The boats we saw were laying out a string of three buoys, each fitted with AIS beacons to show their position, what they are, how fast they are moving and in which direction. This is the sort of information you get for any AIS target - just touch the target on the chart plotter screen for basic info and for more choose View AIS Data option. It is useful and very reassuring. You can’t necessarily see the target with the naked eye, but AIS sees all. All, the is that are sending AIS information. Not everyone or everything has the kit to do it, so keeping a good watch is always necessary.


We saw three boats layout one  3 or 4 mile net each, with each net having three AIS beacons.  The boat laying out the net beacon like a mother duck dropping off ducklings as she paddled along.

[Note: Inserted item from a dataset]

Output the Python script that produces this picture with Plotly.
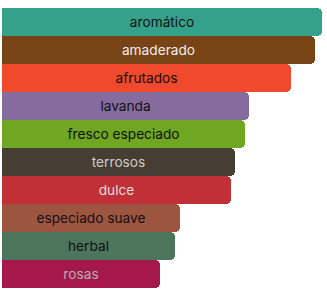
import plotly.graph_objects as go

categories = ["aromático", "amaderado", "afrutados", "lavanda", "fresco especiado",
              "terrosos", "dulce", "especiado suave", "herbal", "rosas"]
values = [320, 313, 289, 247, 243, 233, 229, 178, 173, 158]
colors = ["#36a18b", "#784315", "#f0492c", "#856b9e", "#6fa622",
          "#463d33", "#c23037", "#9e5540", "#4d755c", "#a5184b"]
text_colors = ["#111111", "#eeeeee", "#111111", "#111111", "#111111",
               "#cccccc", "#dddddd", "#111111", "#111111", "#b0b0b0"]

fig = go.Figure(go.Bar(
    x=values,
    y=categories,
    orientation="h",
    marker=dict(color=colors, line=dict(width=0)),
    text=categories,
    textposition="inside",
    insidetextanchor="middle",
    textangle=0,
    textfont=dict(color=text_colors, size=13.7, family="Inter"),
    hoverinfo="x+y",
))

fig.update_layout(
    width=327, height=295,
    margin=dict(l=2, r=5, t=8, b=7),
    paper_bgcolor="white", plot_bgcolor="white",
    bargap=0,
    barcornerradius=5,
    showlegend=False,
    xaxis=dict(range=[0, 320], visible=False, fixedrange=True),
    yaxis=dict(autorange="reversed", visible=False, fixedrange=True),
    uniformtext=dict(minsize=13, mode="show"),
)

fig.write_html("out.html", config={"displayModeBar": False})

They seemed to lay them from east to west across the current, which would make sense. There were at least a couple miles between each boat and there net and all the nets were parallel with each other.


We passed between two boats laying their nets and the gap between them was 5 miles. Plenty of room for Larus to squeeze through.


These are commercial operations and it was all very logical and organised.  We will not assume it will always be like this!


We have another 36 hours (or more as we are only making 3.5 knots in very light winds) before we turn north for Indonesia.


We don’t mind taking our time as we need to arrive in daylight and Tim would quite like to watch the England in the Euro Cup final which is on Monday night here and we will still be at sea.


There I go tempting fate again by even mentioning the match.  Happily, we have lots of wood to knock on.